I don't expect to actually compute this integral. Just an upper bound would be sufficient for my purposes, but even that is being too hard to obtain. I hope someone here knows how to bound this integral. The more sharper is the bound the better it is.

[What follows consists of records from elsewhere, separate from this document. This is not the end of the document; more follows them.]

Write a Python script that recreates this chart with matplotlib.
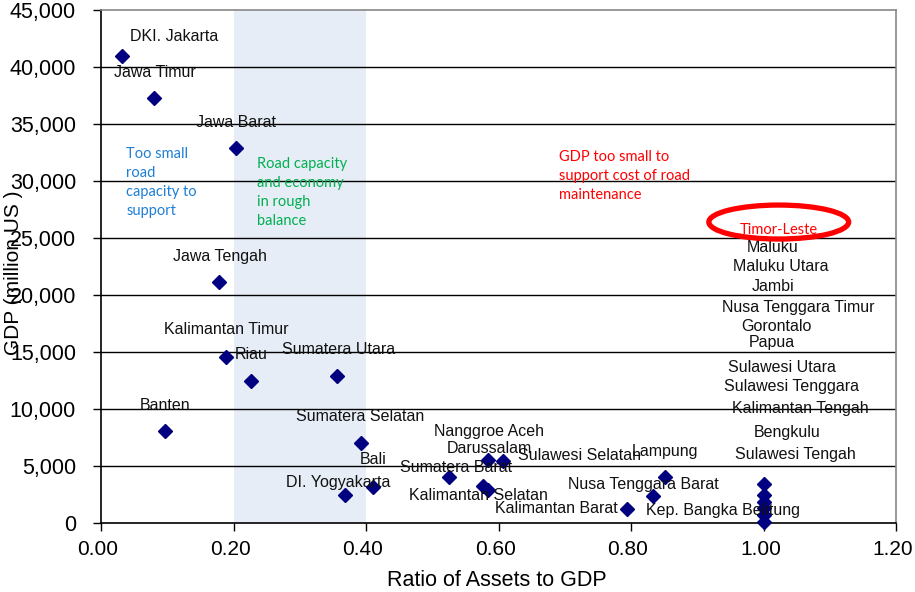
import matplotlib
matplotlib.use('Agg')
import matplotlib.pyplot as plt
import matplotlib.transforms as mtransforms
from matplotlib.patches import Ellipse
from matplotlib.ticker import FuncFormatter

plt.rcParams.update({'font.family': ['Liberation Sans', 'DejaVu Sans']})

# provinces: asset/GDP ratio and GDP (million US$)
ratio = [0.032, 0.080, 0.204, 0.178, 0.189, 0.226, 0.356, 0.097, 0.392, 0.410,
         0.368, 0.525, 0.584, 0.607, 0.577, 0.584, 0.794, 0.833, 0.851,
         1.00, 1.00, 1.00, 1.00, 1.00, 1.00]
gdp = [40950, 37270, 32890, 21140, 14560, 12450, 12890, 8070, 7020, 3160,
       2460, 4030, 5530, 5440, 3250, 2890, 1230, 2370, 4030,
       3420, 2460, 1840, 1320, 700, 90]

# point labels as placed on the chart (text, x, y)
labels = [
    ('DKI. Jakarta', 0.110, 42710), ('Jawa Timur', 0.082, 39550),
    ('Jawa Barat', 0.204, 35170), ('Jawa Tengah', 0.180, 23420),
    ('Kalimantan Timur', 0.189, 16930), ('Riau', 0.226, 14820),
    ('Sumatera Utara', 0.358, 15260), ('Banten', 0.097, 10350),
    ('Sumatera Selatan', 0.391, 9380), ('Bali', 0.411, 5610),
    ('DI. Yogyakarta', 0.358, 3510), ('Nanggroe Aceh\nDarussalam', 0.586, 7280),
    ('Sumatera Barat', 0.536, 4910), ('Sulawesi Selatan', 0.723, 5960),
    ('Kalimantan Selatan', 0.569, 2370), ('Kalimantan Barat', 0.688, 1230),
    ('Nusa Tenggara Barat', 0.818, 3420), ('Lampung', 0.851, 6310),
    ('Kep. Bangka Belitung', 0.939, 1140), ('Maluku', 1.014, 24210),
    ('Maluku Utara', 1.026, 22540), ('Jambi', 1.014, 20780),
    ('Nusa Tenggara Timur', 1.052, 18940), ('Gorontalo', 1.019, 17280),
    ('Papua', 1.013, 15790), ('Sulawesi Utara', 1.028, 13680),
    ('Sulawesi Tenggara', 1.043, 12010), ('Kalimantan Tengah', 1.055, 10000),
    ('Bengkulu', 1.035, 7980), ('Sulawesi Tengah', 1.048, 6050),
]

fig = plt.figure(figsize=(9.15, 5.92), dpi=100)
ax = fig.add_axes([101 / 915, 1 - 523 / 592, 795 / 915, 513 / 592])

ax.axvspan(0.2, 0.4, color='#E6EDF6', zorder=0, lw=0)
for yv in range(5000, 45000, 5000):
    ax.axhline(yv, color='black', lw=1, zorder=1)

ax.plot(ratio, gdp, 'D', color='#000080', ms=7.5, ls='none', zorder=3, clip_on=False)

for txt, x, y in labels:
    ax.text(x, y, txt, ha='center', va='center', fontsize=11.5, color='#111111', zorder=4,
            linespacing=1.2)

callout = ['Lato', 'DejaVu Sans']
ax.text(0.038, 32980, 'Too small\nroad\ncapacity to\nsupport', color='#1F7FD6',
        fontsize=10.5, family=callout, va='top', ha='left', linespacing=1.45)
ax.text(0.235, 32100, 'Road capacity\nand economy\nin rough\nbalance', color='#00B050',
        fontsize=10.5, family=callout, va='top', ha='left', linespacing=1.45)
ax.text(0.691, 32710, 'GDP too small to\nsupport cost of road\nmaintenance', color='#FF0000',
        fontsize=10.5, family=callout, va='top', ha='left', linespacing=1.45)
ax.text(1.023, 25700, 'Timor-Leste', color='#FF0000', fontsize=10.5, family=callout,
        ha='center', va='center', zorder=4)
ax.add_patch(Ellipse((1.023, 26400), 0.211, 2980, fill=False, ec='#FF0000', lw=3.8, zorder=5))

ax.set_xlim(0, 1.2)
ax.set_ylim(0, 45000)
ax.set_xticks([0, 0.2, 0.4, 0.6, 0.8, 1.0, 1.2])
ax.set_yticks(range(0, 45001, 5000))
ax.xaxis.set_major_formatter(FuncFormatter(lambda v, p: f'{v:.2f}'))
ax.yaxis.set_major_formatter(FuncFormatter(lambda v, p: f'{v:,.0f}'))
ax.tick_params(axis='both', direction='out', length=6, width=1, color='black')
ax.tick_params(axis='y', pad=12, labelsize=15.5)
ax.tick_params(axis='x', pad=6, labelsize=15)
shift = mtransforms.ScaledTranslation(-3 / 100, 0, fig.dpi_scale_trans)
for lbl in ax.get_xticklabels():
    lbl.set_transform(lbl.get_transform() + shift)
for s in ('top', 'right'):
    ax.spines[s].set_color('#888888')
for s in ('left', 'bottom'):
    ax.spines[s].set_color('black')
for s in ax.spines.values():
    s.set_linewidth(1.2)

fig.text(497 / 915, 1 - 580 / 592, 'Ratio of Assets to GDP', ha='center', va='center', fontsize=15.5)
fig.text(14 / 915, 1 - 273 / 592, 'GDP (million US )', ha='center', va='center',
         rotation=90, fontsize=15)

fig.savefig('out.png', dpi=100)
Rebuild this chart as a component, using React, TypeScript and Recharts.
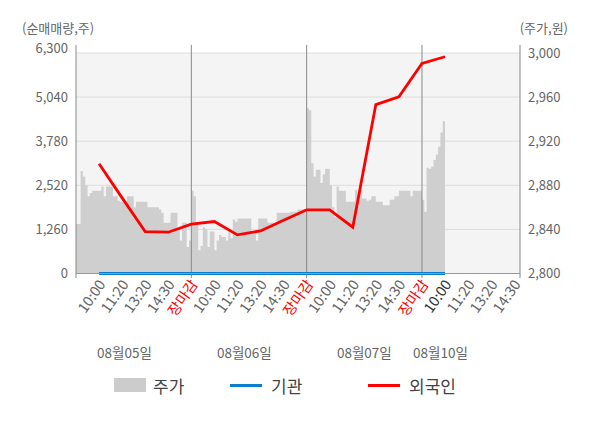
import {
  ComposedChart, Area, Line, XAxis, YAxis, CartesianGrid, ReferenceLine
} from 'recharts'

// 주가 per day, sampled every 0.1 slot (5 slots per trading day)
const DAY1_PRICE = [2845, 2845, 2893, 2888, 2880, 2870, 2873, 2875, 2875, 2875, 2875, 2879, 2870, 2879, 2879, 2879, 2870, 2870, 2866, 2865, 2865, 2865, 2870, 2870, 2870, 2860, 2865, 2865, 2865, 2865, 2865, 2860, 2860, 2860, 2860, 2860, 2858, 2855, 2846, 2846, 2846, 2855, 2855, 2855, 2840, 2830, 2846, 2846, 2824, 2830]
const DAY2_PRICE = [2875, 2870, 2845, 2821, 2825, 2842, 2840, 2824, 2838, 2838, 2821, 2830, 2835, 2833, 2833, 2830, 2840, 2832, 2849, 2847, 2850, 2850, 2850, 2850, 2850, 2850, 2838, 2838, 2830, 2850, 2850, 2850, 2850, 2846, 2846, 2846, 2846, 2855, 2855, 2855, 2855, 2855, 2855, 2856, 2856, 2856, 2858, 2858, 2858, 2858]
const DAY3_PRICE = [2950, 2948, 2900, 2888, 2894, 2894, 2882, 2890, 2895, 2895, 2880, 2860, 2851, 2879, 2875, 2875, 2875, 2865, 2865, 2865, 2865, 2876, 2870, 2876, 2868, 2868, 2866, 2867, 2870, 2870, 2865, 2865, 2865, 2862, 2862, 2862, 2867, 2867, 2870, 2870, 2875, 2875, 2875, 2875, 2875, 2870, 2875, 2875, 2875, 2875]
const DAY4_PRICE = [2867, 2856, 2896, 2895, 2897, 2903, 2908, 2915, 2928, 2938, 2942]
const DAY_PRICES = [DAY1_PRICE, DAY2_PRICE, DAY3_PRICE, DAY4_PRICE]

// 순매매량 at slots 1..16
const FOREIGN = [3136, 2160, 1197, 1180, 1409, 1484, 1103, 1217, 1524, 1819, 1819, 1323, 4826, 5046, 6000, 6192]
const INSTITUTION = [0, 0, 0, 0, 0, 0, 0, 0, 0, 0, 0, 0, 0, 0, 0, 0]

const TIME_LABELS = ['10:00', '11:20', '13:20', '14:30', '장마감', '10:00', '11:20', '13:20', '14:30', '장마감', '10:00', '11:20', '13:20', '14:30', '장마감', '10:00', '11:20', '13:20', '14:30']
const TIME_TICKS = [1, 2, 3, 4, 5, 6, 7, 8, 9, 10, 11, 12, 13, 14, 15, 16, 17, 18, 19]
const CURRENT_TICK = 16
const DATE_LABELS = ['08월05일', '08월06일', '08월07일', '08월10일']
const DATE_TICKS = [2.1, 7.3, 12.5, 15.8]
const DAY_LINES = [0, 5, 10, 15]
const X_MAX = 19.25

const LEFT_TICKS = [0, 1260, 2520, 3780, 5040, 6300]
const RIGHT_TICKS = [2800, 2840, 2880, 2920, 2960, 3000]

type Row = { idx: number; price?: number; foreign?: number; inst?: number }

function buildRows(): Row[] {
  const map = new Map<number, Row>()
  const put = (t: number, key: 'price' | 'foreign' | 'inst', v: number) => {
    const r = map.get(t) ?? { idx: t / 10 }
    r[key] = v
    map.set(t, r)
  }
  DAY_PRICES.forEach((arr, d) => arr.forEach((p, k) => put(d * 50 + k, 'price', p)))
  FOREIGN.forEach((v, i) => put((i + 1) * 10, 'foreign', v))
  INSTITUTION.forEach((v, i) => put((i + 1) * 10, 'inst', v))
  return [...map.values()].sort((a, b) => a.idx - b.idx)
}

const data = buildRows()
const FONT = '"Noto Sans CJK KR", "Noto Sans", sans-serif'
const fmt = (v: number) => v.toLocaleString('en-US')

function TimeTick({ x, y, payload }: any) {
  const i = TIME_TICKS.indexOf(payload.value)
  const label = TIME_LABELS[i]
  const color = label === '장마감' ? '#ff0000' : payload.value === CURRENT_TICK ? '#333' : '#666'
  return (
    <g transform={`translate(${x + 3},${y})`}>
      <text transform="rotate(-55)" textAnchor="end" dy="0.35em" fontSize={14.5} fill={color} fontFamily={FONT}>
        {label}
      </text>
    </g>
  )
}

function LeftTick({ x, y, payload }: any) {
  const top = payload.value === 6300
  return (
    <text x={x} y={y + (top ? -5 : 0)} dy="0.35em" textAnchor="end" fontSize={13} fill="#666" fontFamily={FONT}>
      {fmt(payload.value)}
    </text>
  )
}

export default function App() {
  return (
    <div style={{ position: 'absolute', left: 0, top: 0, width: 600, height: 428, fontFamily: FONT }}>
      <div style={{ position: 'absolute', left: 22, top: 21, fontSize: 13, lineHeight: '13px', color: '#666' }}>(순매매량,주)</div>
      <div style={{ position: 'absolute', right: 32, top: 21, fontSize: 13, lineHeight: '13px', color: '#666' }}>(주가,원)</div>
      <ComposedChart width={600} height={428} data={data} margin={{ top: 53, right: 0, bottom: 64.5, left: 0 }}>
        <CartesianGrid xAxisId="a" yAxisId="left" vertical={false} stroke="#dddddd" fill="#f4f4f4" />
        <XAxis xAxisId="a" dataKey="idx" type="number" domain={[0, X_MAX]} ticks={TIME_TICKS} interval={0}
          tick={<TimeTick />} tickLine={false} tickSize={0} tickMargin={8} axisLine={{ stroke: '#999' }} height={60} />
        <XAxis xAxisId="b" dataKey="idx" type="number" domain={[0, X_MAX]} ticks={DATE_TICKS} interval={0}
          tickFormatter={(v: number) => DATE_LABELS[DATE_TICKS.indexOf(v)]} tickLine={false} axisLine={false}
          tickSize={0} tickMargin={15} height={30} tick={{ fontSize: 13.5, fill: '#666', fontFamily: FONT }} />
        <YAxis yAxisId="left" domain={[0, 6300]} ticks={LEFT_TICKS} interval={0} axisLine={false} tickLine={false}
          width={76} tick={<LeftTick />} />
        <YAxis yAxisId="right" orientation="right" domain={[2800, 3000]} ticks={RIGHT_TICKS} interval={0}
          axisLine={false} tickLine={false} width={80} tickFormatter={fmt}
          tick={{ fontSize: 13, fill: '#666', fontFamily: FONT }} />
        <Area xAxisId="a" yAxisId="right" dataKey="price" type="stepAfter" fill="#cfcfcf" fillOpacity={1}
          stroke="none" isAnimationActive={false} />
        {[...DAY_LINES, X_MAX].map(v => (
          <ReferenceLine key={v} xAxisId="a" yAxisId="left" ifOverflow="visible" stroke="#888"
            segment={[{ x: v, y: -130 }, { x: v, y: 6530 }]} />
        ))}
        <Line xAxisId="a" yAxisId="left" dataKey="inst" stroke="#0a7fcf" strokeWidth={3} dot={false}
          connectNulls isAnimationActive={false} />
        <Line xAxisId="a" yAxisId="left" dataKey="foreign" stroke="#ff0000" strokeWidth={2.8} dot={false}
          connectNulls isAnimationActive={false} />
      </ComposedChart>
      <div style={{ position: 'absolute', left: 114, top: 378, width: 32, height: 14, background: '#cccccc' }} />
      <div style={{ position: 'absolute', left: 153, top: 373, fontSize: 17, color: '#444' }}>주가</div>
      <div style={{ position: 'absolute', left: 230, top: 384, width: 32, height: 3, background: '#0a7fcf' }} />
      <div style={{ position: 'absolute', left: 271, top: 373, fontSize: 17, color: '#444' }}>기관</div>
      <div style={{ position: 'absolute', left: 368, top: 384, width: 32, height: 3, background: '#ff0000' }} />
      <div style={{ position: 'absolute', left: 409, top: 373, fontSize: 17, color: '#444' }}>외국인</div>
    </div>
  )
}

Consider the vectors $a_i =( a_{i1},a_{i2}, \ldots, a_{in} ) \in \mathbb{R}^n$ for $i = 1 \ldots m$. These vectors are composed by non-negative coordinates (not sure if this us helpful, but this is the form of my original formulation). For any $x = (x_1, \ldots, x_n) \in \mathbb{R}^n$, denote $a_i \cdot x = a_{i1}x_1 + \ldots + a_{in} x_n$. Finally, fix two coordinates index $1 \leq j,k \leq n$. The integral I want to bound is the following:
$$\int_{-\infty}^\infty \ldots \int_{-\infty}^\infty \frac{1}{ e^{2(a_1\cdot x - a_{jk}x_k)} + \ldots + e^{2(a_m\cdot x - a_{jk}x_k)}} \ dx_1 \ldots dx_n.$$
Any ideas are very welcome. Thank you!
EDIT: the vectors $a_i$ are all distinct to each other. EDIT 2: the intervals of integration may be altered if necessary. Finite intervals may be used if this leads to some nice bound.